After I have now tried various optimization attempts, I could reduce the consumption of electricity very significantly. Monitors now only run in eco-mode. I never thought about that or touched or changed the settings.

In the meantime, I have provided all devices that I do not need permanently with switchable plug floors and throw out the high power consumers. Also the standby mode pulls some devices neat power from the cans. I will also replace 2 older monitors with new models. I don't do graphics, so they don't have to be expensive.

So I save almost 70€ every month, which is 720€ a year. 

Good for the environment, good for the wallet.
On the one hand, I came up with the low power consumption of the new M1 Macs, and on the other hand, I received a hefty increase in electricity prices.

What are your experiences?


----------



## d.healey (Apr 11, 2022)

I've thought for years about how much energy we could collectively save if software was written more efficiently. Every wasted CPU cycle is wasted energy.


----------



## Dietz (Apr 11, 2022)

Great topic.

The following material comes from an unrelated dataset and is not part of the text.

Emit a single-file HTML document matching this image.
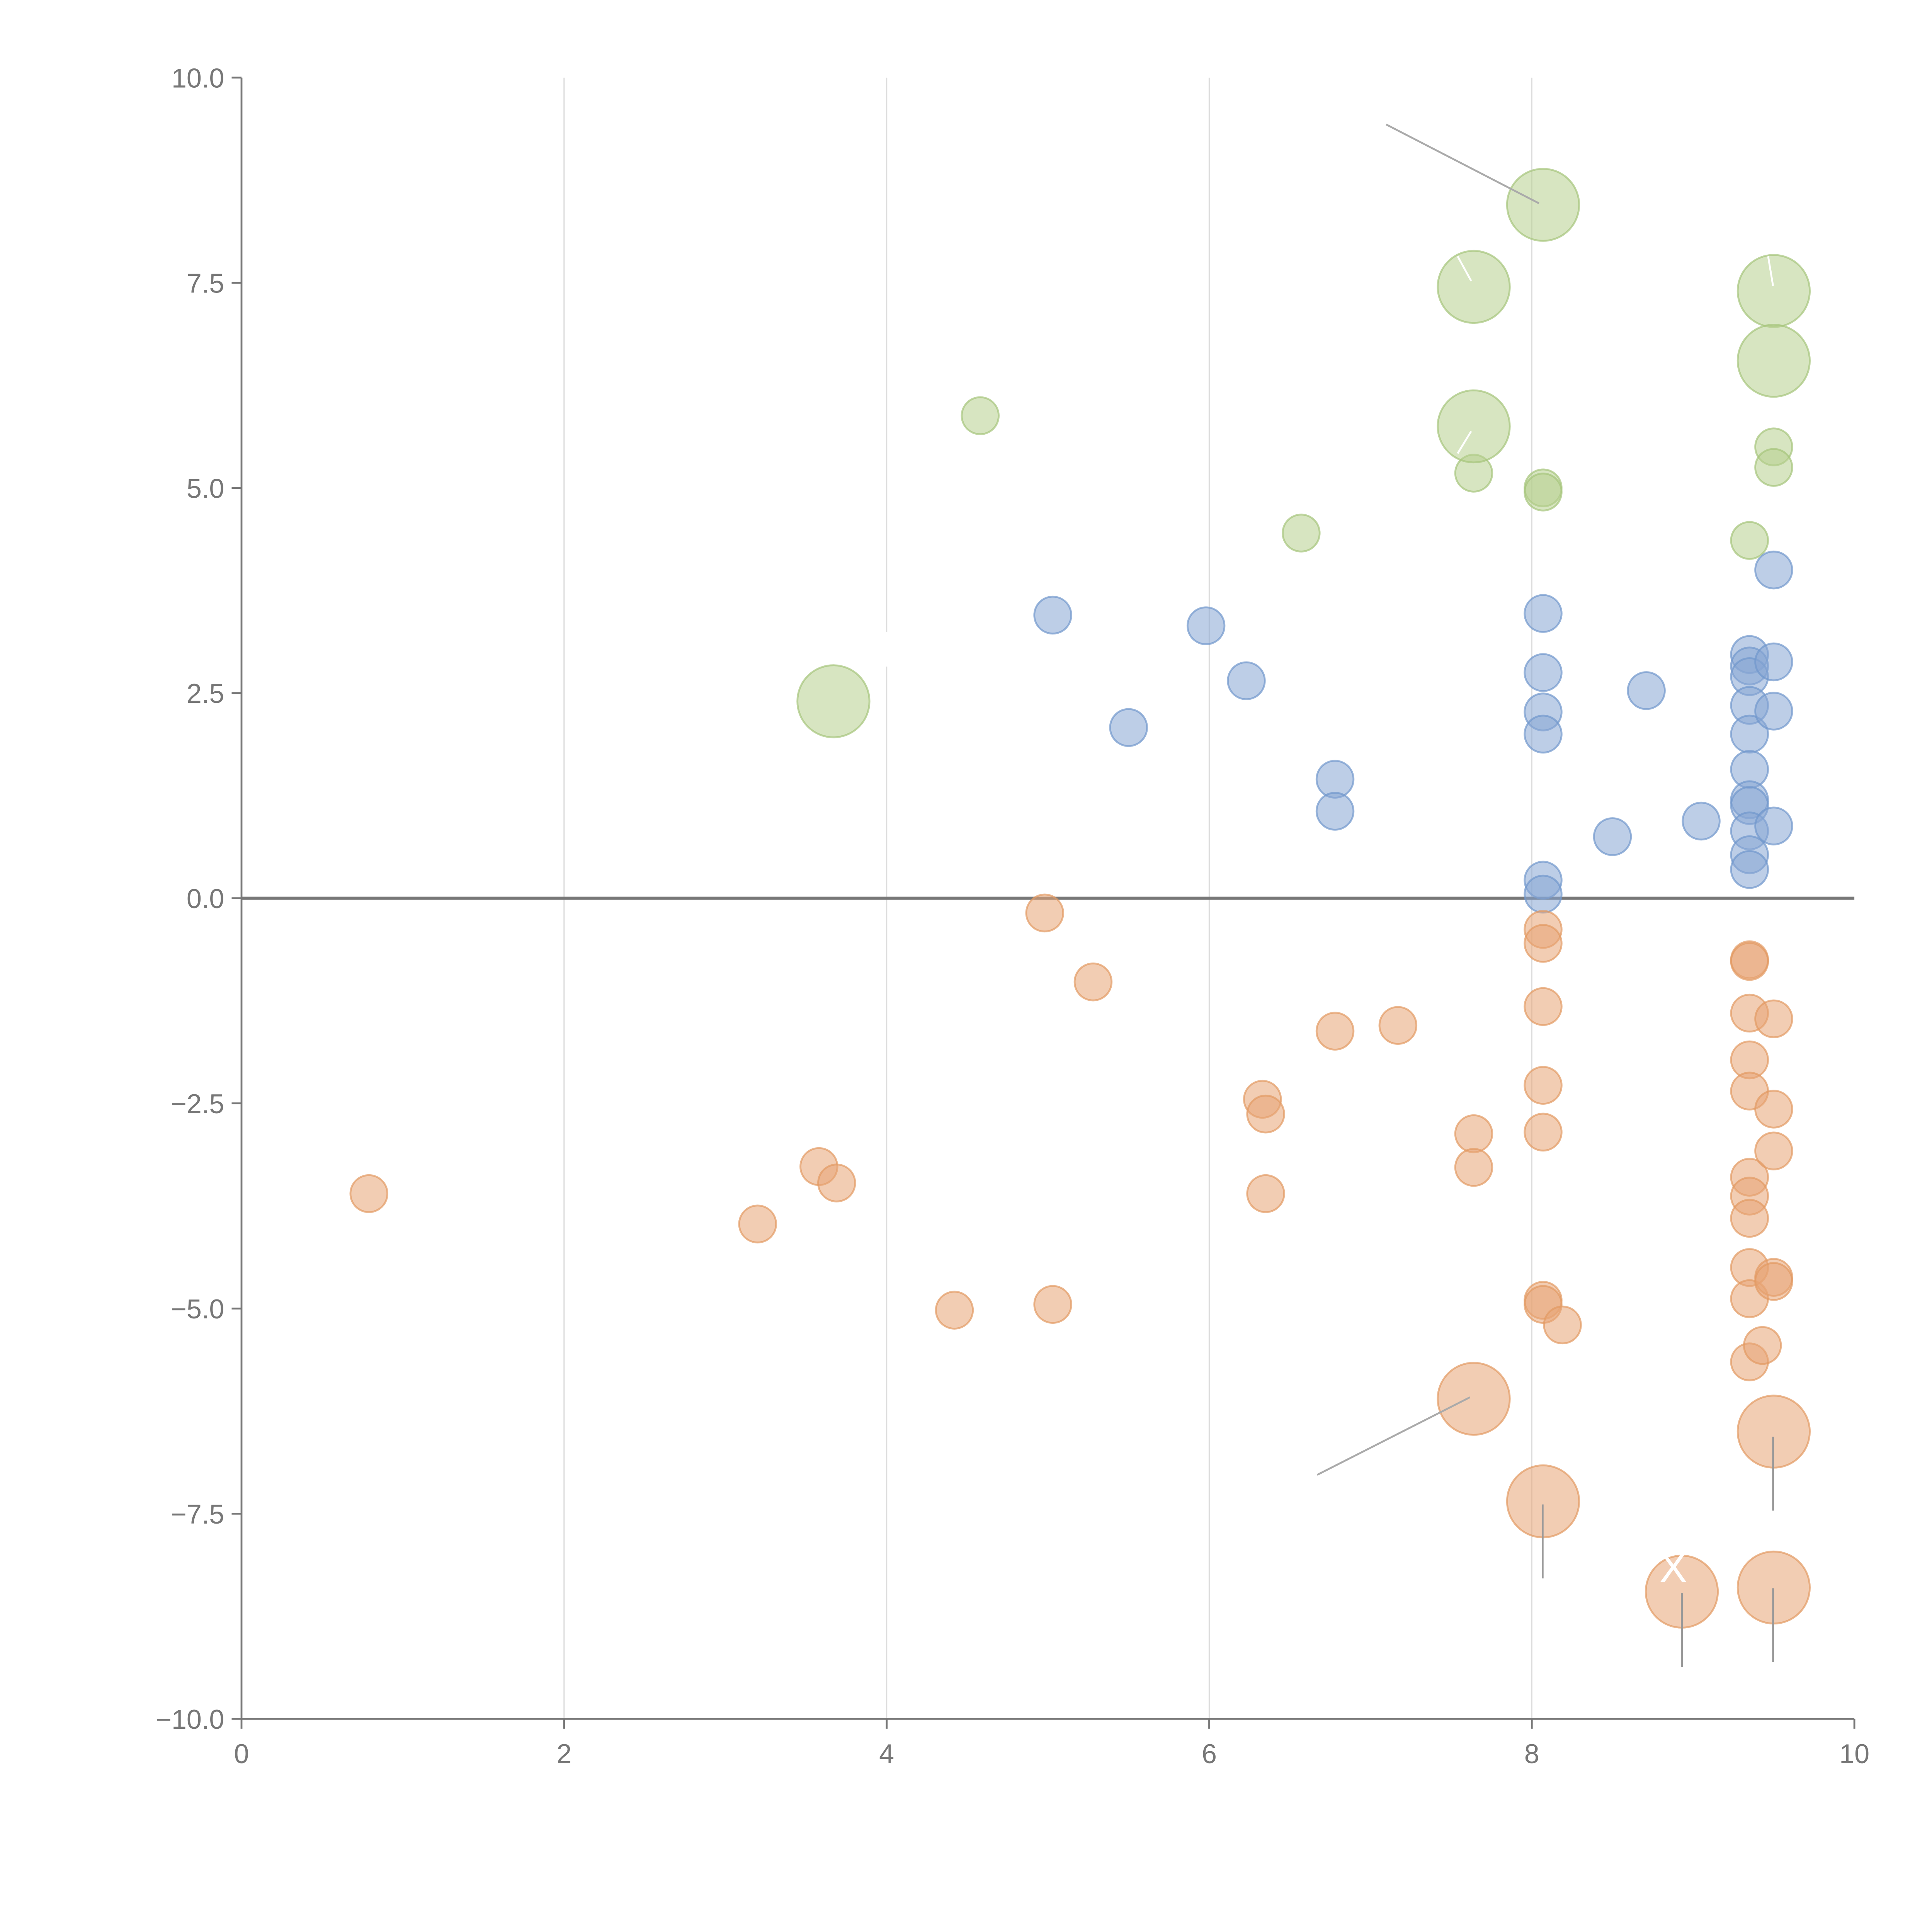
<!DOCTYPE html>
<html><head><meta charset="utf-8"><style>
html,body{margin:0;padding:0;background:#fff;}
svg{display:block;}
text{font-family:"Liberation Sans",Arial,sans-serif;}
</style></head><body>
<svg id="chart" width="5000" height="5000" viewBox="0 0 1568 1568" xmlns="http://www.w3.org/2000/svg">
<g id="grid"></g>
<g id="axes"></g>
<g id="marks"></g>
<g id="notes"></g>
</svg>
<script>
const xTicks=[0,2,4,6,8,10];
const yTicks=[10,7.5,5,2.5,0,-2.5,-5,-7.5,-10];
const yTickLabels=["10.0","7.5","5.0","2.5","0.0","\u22122.5","\u22125.0","\u22127.5","\u221210.0"];
const blueX=[5.03,5.5,5.98,6.23,6.78,6.78,8.07,8.07,8.07,8.07,8.07,8.07,8.5,8.71,9.05,9.35,9.35,9.35,9.35,9.35,9.35,9.35,9.35,9.35,9.35,9.35,9.5,9.5,9.5,9.5];
const blueY=[3.45,2.08,3.32,2.65,1.45,1.06,3.47,2.75,2.27,2.0,0.22,0.05,0.75,2.53,0.94,2.97,2.83,2.7,2.35,2.0,1.57,1.2,1.13,0.82,0.53,0.35,4.0,2.88,2.28,0.88];
const blueS=blueX.map(()=>1);
const greenX=[4.58,6.57,7.64,8.07,8.07,9.35,9.5,9.5,8.07,7.64,9.5,9.5,7.64,3.67];
const greenY=[5.88,4.45,5.18,5.0,4.95,4.36,5.5,5.25,8.45,7.45,7.4,6.55,5.75,2.4];
const greenS=[1,1,1,1,1,1,1,1,3.8,3.8,3.8,3.8,3.8,3.8];
const orangeX=[0.79,3.2,3.58,3.69,4.42,4.98,5.03,5.28,6.33,6.35,6.35,6.78,7.17,7.64,7.64,8.07,8.07,8.07,8.07,8.07,8.07,8.07,8.19,9.35,9.35,9.35,9.35,9.35,9.35,9.35,9.35,9.35,9.35,9.35,9.43,9.5,9.5,9.5,9.5,9.5,7.64,9.5,8.07,8.93,9.5];
const orangeY=[-3.6,-3.97,-3.27,-3.47,-5.02,-0.18,-4.95,-1.02,-2.45,-2.63,-3.6,-1.62,-1.55,-2.87,-3.28,-0.38,-0.55,-1.32,-2.28,-2.85,-4.9,-4.95,-5.2,-0.75,-0.77,-1.4,-1.97,-2.35,-3.4,-3.63,-3.9,-4.5,-4.88,-5.65,-5.45,-1.47,-2.57,-3.08,-4.62,-4.67,-6.1,-6.5,-7.35,-8.45,-8.4];
const orangeS=[1,1,1,1,1,1,1,1,1,1,1,1,1,1,1,1,1,1,1,1,1,1,1,1,1,1,1,1,1,1,1,1,1,1,1,1,1,1,1,1,3.8,3.8,3.8,3.8,3.8];

const X0=196,X1=1505,Y0=1395,Y1=63;
const sx=v=>X0+(v-0)/(10-0)*(X1-X0);
const sy=v=>Y0-(v+10)/20*(Y0-Y1);
const sr=s=>15*Math.sqrt(s);
const NS="http://www.w3.org/2000/svg";
function mk(tag,attrs,parent){const e=document.createElementNS(NS,tag);for(const k in attrs)e.setAttribute(k,attrs[k]);parent.appendChild(e);return e;}
const grid=document.getElementById('grid'),axes=document.getElementById('axes'),marks=document.getElementById('marks'),notes=document.getElementById('notes');

xTicks.forEach(t=>{
  if(t>0&&t<10){const l=mk('line',{x1:sx(t),x2:sx(t),y1:Y1,y2:Y0,stroke:'#dddddd','stroke-width':1},grid);
  
  }
  const tk=mk('line',{x1:sx(t),x2:sx(t),y1:Y0,y2:Y0+8,stroke:'#777','stroke-width':1.5},axes);
  
  
  const tx=mk('text',{x:sx(t),y:Y0+36,'text-anchor':'middle','font-size':22,fill:'#777'},axes);
  tx.textContent=String(t);
  
  
});
const gap=mk('rect',{x:sx(4)-3,y:513,width:6,height:28,fill:'#fff'},grid);


yTicks.forEach((t,i)=>{
  const tk=mk('line',{x1:X0-8,x2:X0,y1:sy(t),y2:sy(t),stroke:'#777','stroke-width':1.5},axes);
  
  
  const tx=mk('text',{x:X0-14,y:sy(t)+8,'text-anchor':'end','font-size':22,fill:'#777'},axes);
  tx.textContent=yTickLabels[i];
  
  
});
const ya=mk('line',{x1:X0,x2:X0,y1:Y1,y2:Y0,stroke:'#777','stroke-width':1.5},axes);


const xa=mk('line',{x1:X0,x2:X1,y1:Y0,y2:Y0,stroke:'#777','stroke-width':1.5},axes);


const zl=mk('line',{x1:X0,x2:X1,y1:sy(0),y2:sy(0),stroke:'#777','stroke-width':2.5},axes);



function series(xs,ys,ss,fill,stroke,name){
  xs.forEach((v,i)=>{
    const c=mk('circle',{cx:sx(v),cy:sy(ys[i]),r:sr(ss[i]),fill:fill,'fill-opacity':0.55,stroke:stroke,'stroke-opacity':0.7,'stroke-width':1.5},marks);
    
    
  });
}
series(greenX,greenY,greenS,'#b7d08e','#a5c47a','green-bubble');
series(blueX,blueY,blueS,'#86a5d3','#7197cc','blue-bubble');
series(orangeX,orangeY,orangeS,'#e8a474','#e39a62','orange-bubble');

[[1125,101,1249,165,'#aaa'],[1069,1197,1193,1134,'#aaa'],[1439,1166,1439,1226,'#999'],[1252,1221,1252,1281,'#999'],[1365,1293,1365,1353,'#999'],[1439,1289,1439,1349,'#999'],[1183,208,1194,228,'#fff'],[1435,208,1439,232,'#fff'],[1183,368,1194,350,'#fff']].forEach(a=>{
  const l=mk('line',{x1:a[0],y1:a[1],x2:a[2],y2:a[3],stroke:a[4],'stroke-width':1.5},notes);
  
  
});
const xt=mk('text',{x:1358,y:1284,'text-anchor':'middle','font-size':34,fill:'#fff'},notes);
xt.textContent='X';


</script>
</body></html>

Here's another thought: The thing about "replacing old equipment" is that the most ecologically sound devices are those that don't need to be built at all in the first place ...


----------



## Learningtomix (Apr 11, 2022)

I have a i7 laptop and an i9 desktop. 

With dramatic energy price rises it looks like the desktop will need to remain powered off most of the time to save money.

It's quite ironic that the cost of assembling a good collection of audio software, particularly plugins, has reduced, at a time when the cost of running computers is seeing a dramatic increase.


----------



## Loïc D (Apr 11, 2022)

I have a rackmount 1U power switch and I switch off everything every night. Probably not the best for the power supplies but it saves a lot of money. Some devices in "power saving" mode still use a fair lot of power (audio interface, monitors,...). 

That said, the lower power required for recent computers, wide use of LED lighting and the fact that I've dropped most of my analogue stuff have kept my power requirements to a fraction of what I needed 20 years ago.


----------



## Hans-Peter (Apr 11, 2022)

AndyP said:


> If I use NoMachine as a remote control tool, it is significantly less.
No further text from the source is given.